Strona 1 z 1
[łac-pol] Iuvat me, quod vigent studia...
: wt 28 mar 2006, 21:10
autor: Veronique
Iuvat me, quod vigent studia , ingenia hominum se ostentant, quamquam auditores cogere difficile est.
Quorum multi in stationibus permanent tempusque fabulis inanibus perdunt ac subinde tantum ex servis suis cognoscunt recitatorem iam interavisse praefationem dixisse librum ex magna parte evolvisse.
Tunc demum ac tunc quoque lente veniunt; nec tamen diu permanent, sed ante finem aut furtim, aut libere execedunt.
PROSZĘ POMÓŻCIE!!!!!!!!!!!! BO JA JUŻ NIE DAJĘ Z TYM RADY;-((((
Wykończona Maturzystka;-((
Próba pomocy
: ndz 02 kwie 2006, 22:54
autor: Guncelin
Na teraz mogę powiedzieć tylko tyle, że to ma dużo wspólnego z twórczością Pliniusza Młodszego. W tym przypadku listem 13 z księgi I. Radzę zaopatrzyć się w tłumaczenie polskie (np. Lidii Winniczuk) w bibliotece (np. wojewódzkiej); tłumaczenie pójdzie o wiele łatwiej. Tekst dla mnie jest trochę niejasny to nie będe podejmowac się teraz tłumaczenia. (np. cieszy mnie, że krzewią zapał, rozumy ludzi sobie wyjaśniają, chciaż słuchaczy zgromadzić trudno jest; trudno znaleźć tu sens).

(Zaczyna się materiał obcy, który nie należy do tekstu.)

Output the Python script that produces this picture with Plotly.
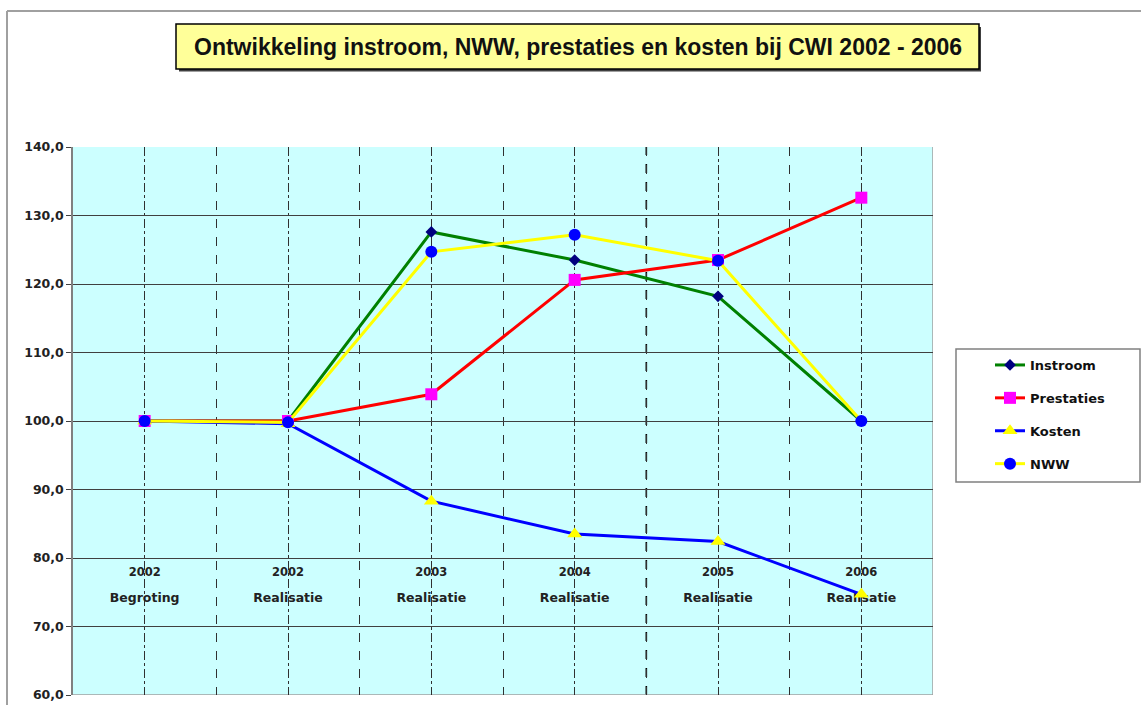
import plotly.graph_objects as go

# Index series (2002 budget = 100)
years = ["2002", "2002", "2003", "2004", "2005", "2006"]
stages = ["Begroting", "Realisatie", "Realisatie", "Realisatie", "Realisatie", "Realisatie"]

instroom = [100.0, 100.0, 127.6, 123.5, 118.2, 100.0]
prestaties = [100.0, 100.0, 103.9, 120.6, 123.5, 132.6]
kosten = [100.0, 99.6, 88.3, 83.5, 82.4, 74.7]
nww = [100.0, 99.8, 124.7, 127.2, 123.4, 100.0]

title_text = "Ontwikkeling instroom, NWW, prestaties en kosten bij CWI 2002 - 2006"

W, H = 1141, 705
SANS = "Liberation Sans, Arial, sans-serif"
WIDE = "DejaVu Sans, Verdana, sans-serif"


def px(x):
    return x / W


def py(y):
    return 1 - y / H


x = list(range(len(years)))

series = [
    ("Instroom", instroom, "#008000", dict(symbol="diamond", color="#000080", size=9)),
    ("Prestaties", prestaties, "#FF0000", dict(symbol="square", color="#FF00FF", size=12)),
    ("Kosten", kosten, "#0000FF", dict(symbol="triangle-up", color="#FFFF00", size=13)),
    ("NWW", nww, "#FFFF00", dict(symbol="circle", color="#0000FF", size=12)),
]

fig = go.Figure()

# category labels sit inside the plot, just below the 80 line (drawn beneath the series)
fig.add_trace(go.Scatter(
    x=x, y=[77.8] * len(x), mode="text", text=["<b>" + t + "</b>" for t in years],
    textposition="middle center", textfont=dict(family=WIDE, size=11.5, color="#222222"),
    showlegend=False, hoverinfo="skip",
))
fig.add_trace(go.Scatter(
    x=x, y=[74.0] * len(x), mode="text", text=["<b>" + t + "</b>" for t in stages],
    textposition="middle center", textfont=dict(family=WIDE, size=12.5, color="#222222"),
    showlegend=False, hoverinfo="skip",
))

for name, vals, lc, mk in series:
    fig.add_trace(go.Scatter(
        x=x, y=vals, name=name, mode="lines+markers",
        line=dict(color=lc, width=3),
        marker=dict(symbol=mk["symbol"], color=mk["color"], size=mk["size"], line=dict(width=0)),
        legendgroup=name,
    ))

shapes = []
# chart area frame
shapes.append(dict(type="line", xref="paper", yref="paper", x0=px(7), x1=1.0, y0=py(11), y1=py(11),
                   line=dict(color="#A0A0A0", width=2)))
shapes.append(dict(type="line", xref="paper", yref="paper", x0=px(7), x1=px(7), y0=py(11), y1=0,
                   line=dict(color="#A0A0A0", width=2)))
# title box with drop shadow
shapes.append(dict(type="rect", xref="paper", yref="paper", x0=px(179), x1=px(981), y0=py(71.5), y1=py(27),
                   fillcolor="#404040", line=dict(width=0), layer="above"))
shapes.append(dict(type="rect", xref="paper", yref="paper", x0=px(176), x1=px(979), y0=py(69), y1=py(24),
                   fillcolor="#FFFF99", line=dict(color="#000000", width=1.5), layer="above"))
# legend box
shapes.append(dict(type="rect", xref="paper", yref="paper", x0=px(956), x1=px(1140), y0=py(482), y1=py(349),
                   fillcolor="#FFFFFF", line=dict(color="#808080", width=1.5), layer="below"))
# heavier boundary line between 2004 and 2005
shapes.append(dict(type="line", xref="x", yref="y", x0=3.5, x1=3.5, y0=60, y1=140,
                   line=dict(color="#000000", width=1.6, dash="dash"), layer="below"))
# right edge of the plot area
shapes.append(dict(type="line", xref="x", yref="y", x0=5.5, x1=5.5, y0=60, y1=140,
                   line=dict(color="#A0A0A0", width=1.5), layer="below"))
# bottom edge of the plot area
shapes.append(dict(type="line", xref="x", yref="y", x0=-0.5, x1=5.5, y0=60, y1=60,
                   line=dict(color="#A0A0A0", width=1.5), layer="below"))

annotations = [dict(
    text="<b>" + title_text + "</b>", xref="paper", yref="paper",
    x=px(578), y=py(46.5), xanchor="center", yanchor="middle", showarrow=False,
    font=dict(family=SANS, size=23, color="#111111"),
)]

fig.update_layout(
    width=W, height=H,
    margin=dict(l=0, r=0, t=0, b=0, autoexpand=False),
    paper_bgcolor="#FFFFFF",
    plot_bgcolor="#CCFFFF",
    separators=",.",
    font=dict(family=WIDE, size=12, color="#000000"),
    xaxis=dict(
        domain=[px(73), px(933)],
        range=[-0.5, 5.5],
        automargin=False,
        tickmode="linear", tick0=0, dtick=1,
        showticklabels=False, ticks="",
        showgrid=True, gridcolor="#303030", gridwidth=1, griddash="dashdot",
        minor=dict(tick0=0.5, dtick=1, showgrid=True, gridcolor="#303030", gridwidth=1, griddash="dash"),
        zeroline=False, showline=False,
    ),
    yaxis=dict(
        domain=[py(695), py(147)],
        range=[60, 140],
        automargin=False,
        tickmode="linear", tick0=60, dtick=10,
        tickformat=".1f",
        ticks="outside", ticklen=5, tickcolor="#404040",
        tickfont=dict(family=WIDE, size=12.5, color="#222222", weight="bold"),
        showgrid=True, gridcolor="#404040", gridwidth=1.2,
        showline=True, linecolor="#808080", linewidth=1.5,
        zeroline=False,
    ),
    showlegend=True,
    legend=dict(
        x=px(990), y=py(350), xanchor="left", yanchor="top",
        bgcolor="rgba(0,0,0,0)", borderwidth=0,
        font=dict(family=WIDE, size=13, color="#111111", weight="bold"),
        tracegroupgap=13, itemwidth=30,
        traceorder="grouped",
    ),
    shapes=shapes,
    annotations=annotations,
)

fig.write_html("out.html")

Re: [łac-pol] Iuvat me, quod vigent studia...
: ndz 02 kwie 2006, 23:12
autor: Keraunos
Veronique pisze:Iuvat me, quod vigent studia , ingenia hominum se ostentant, quamquam auditores cogere difficile est.
Quorum multi in stationibus permanent tempusque fabulis inanibus perdunt ac subinde tantum ex servis suis cognoscunt recitatorem iam interavisse praefationem dixisse librum ex magna parte evolvisse.
Tunc demum ac tunc quoque lente veniunt; nec tamen diu permanent, sed ante finem aut furtim, aut libere execedunt.
PROSZĘ POMÓŻCIE!!!!!!!!!!!! BO JA JUŻ NIE DAJĘ Z TYM RADY;-((((
Wykończona Maturzystka;-((
Tekst nie jest tak cieżki jak sie wydaje;)
Przekłąd daję dosć swobodny, bo jak wiadomo nie lubie inaczej tłumaczyć;)
Cieszę się, że rozwijąją sie nauki, odkrywane są talenty ludzi, chciaż trudno jest znaleźć słuchaczy.
Z których wielu pozostaje w gospodach gdzie marnują czas na słuchanie bezsensownych opowieści i w miedzyczasie jedynie przez swoich niewolników dowiadują się, że recytator juz wszedł, już powiedział wstęp, już wygłosił prawie całe przemówienie.
Wtedy wkońcu, ale i tak stosunkowo niemrawo przychodzą, ale i tak długo nie pozostają tylko przed końcem albo potajemnie albo ostentacyjnie (w widoczny sposób) wychodzą.
Tekst jak słusznie stwierdził Guncelin z Piliniusza. Znany kawałek, ze nikomu już sie nie chce słuchać poważnych oracji;)
: wt 04 kwie 2006, 00:11
autor: Guncelin
Heh... Na tyle znany, że go nie znałem; ale oracji powyższej wysłuchałem. Za taki post to tylko podziękować. Vale!
: wt 04 kwie 2006, 08:08
autor: Keraunos
Znaczy może nie aż taki znany;)
Ale spotkałem się z nim w kilku różnych wypisach łacińkich.